The Neural MT revolution has revived the MT industry again with a big leap forward in output quality and has astonished naysayers with the output fluency and quality improvements in “tough” languages like Japanese, German and Russian.
A Breakthrough in Russian MT
An example of SDL’s MT competence was demonstrated recently, when the SDL research team announced a breakthrough with Russian MT, where its new Neural MT system outperformed all industry standards, setting a benchmark for Russian to English machine translation, with 95% of the system’s output labeled as equivalent to human translation quality by professional Russian-English translators.
Additionally, SDLs broad experience in language translation services and enterprise globalization best practices has also enabled them to provide effective MT solutions for many enterprise use cases ranging from eDiscovery, localization productivity improvements, global customer service and support to broad global communication and collaboration use cases that make global enterprises more agile and responsive to improving CX across the globe.
Availability of Enterprise MT Solutions
While the use of MT across public portals is huge, there are several reasons why these generic public systems are not suitable for the enterprise. These include lack of control on critical terminology, lack of data security, lack of integration with enterprise IT infrastructure and lack of deployment flexibility. MT needs to have the following core capabilities to make sense to an enterprise:
- The ability to be tuned and optimized for enterprise content and subject domain.

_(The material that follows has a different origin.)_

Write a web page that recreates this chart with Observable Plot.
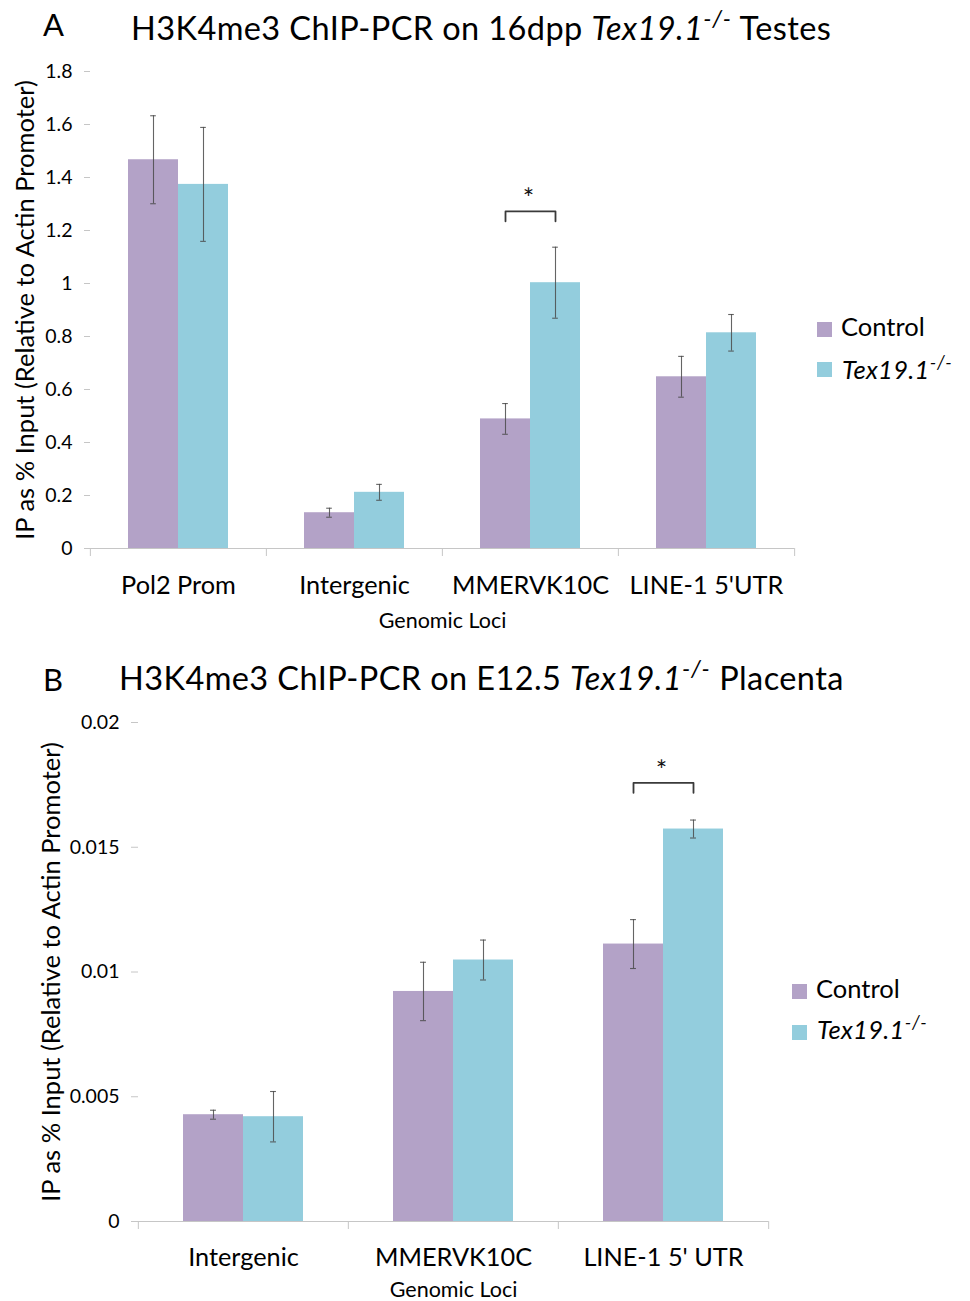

- The ability to provide assured data security and privacy.
- The integration into enterprise infrastructure that creates, ingests, processes, reviews, analyzes, and generates multilingual data.
- The ability to deploy MT in a variety of required settings including on-premises, private cloud or a shared tenant cloud.
- The availability of expert services to facilitate tailoring requirements and use case optimization.
Life Sciences Perspective
What is clear today, is that the Life Sciences industry can gain business advantage and leverage from the expeditious and informed use of MT. It is worth reviewing this technology to understand this impact.
MT can transform unstructured data, such as free-text clinical notes or transcribed voice-of-the-customer calls, into structured data to provide insights that can improve the health and well-being of patient populations.
As self-service penetrates the Life Sciences industry, the growing volume of new data from around the world can:
- Drive better health outcomes and advance the discovery and commercialization of new drugs
- Improve large-scale population screening to identify trends and at-risk patients.
MT and text mining together will enable the enterprise to process multilingual Real World Evidence (RWE) and generate Real World Data (RWD) to inform all phases of pharmaceutical drug development, commercialization, and drug use in healthcare settings.
Regulatory bodies like the FDA could also utilize additional data related to drug approval trials by expanding to more holistic data during the product approval process – for example, they can also review multilingual internal data from international reports, and multilingual external data from social media that MT can make available for analysis. This could enable much faster processing of drug approvals as more data would be available to support and provide needed background on new drug approval requests.
As the Royal Society states:
“The benefits of machine learning [and MT] in the pharmaceutical sector are potentially significant, from day-to-day operational efficiencies to significant improvements in human health and welfare arising from improving drug discovery or personalising medicine.”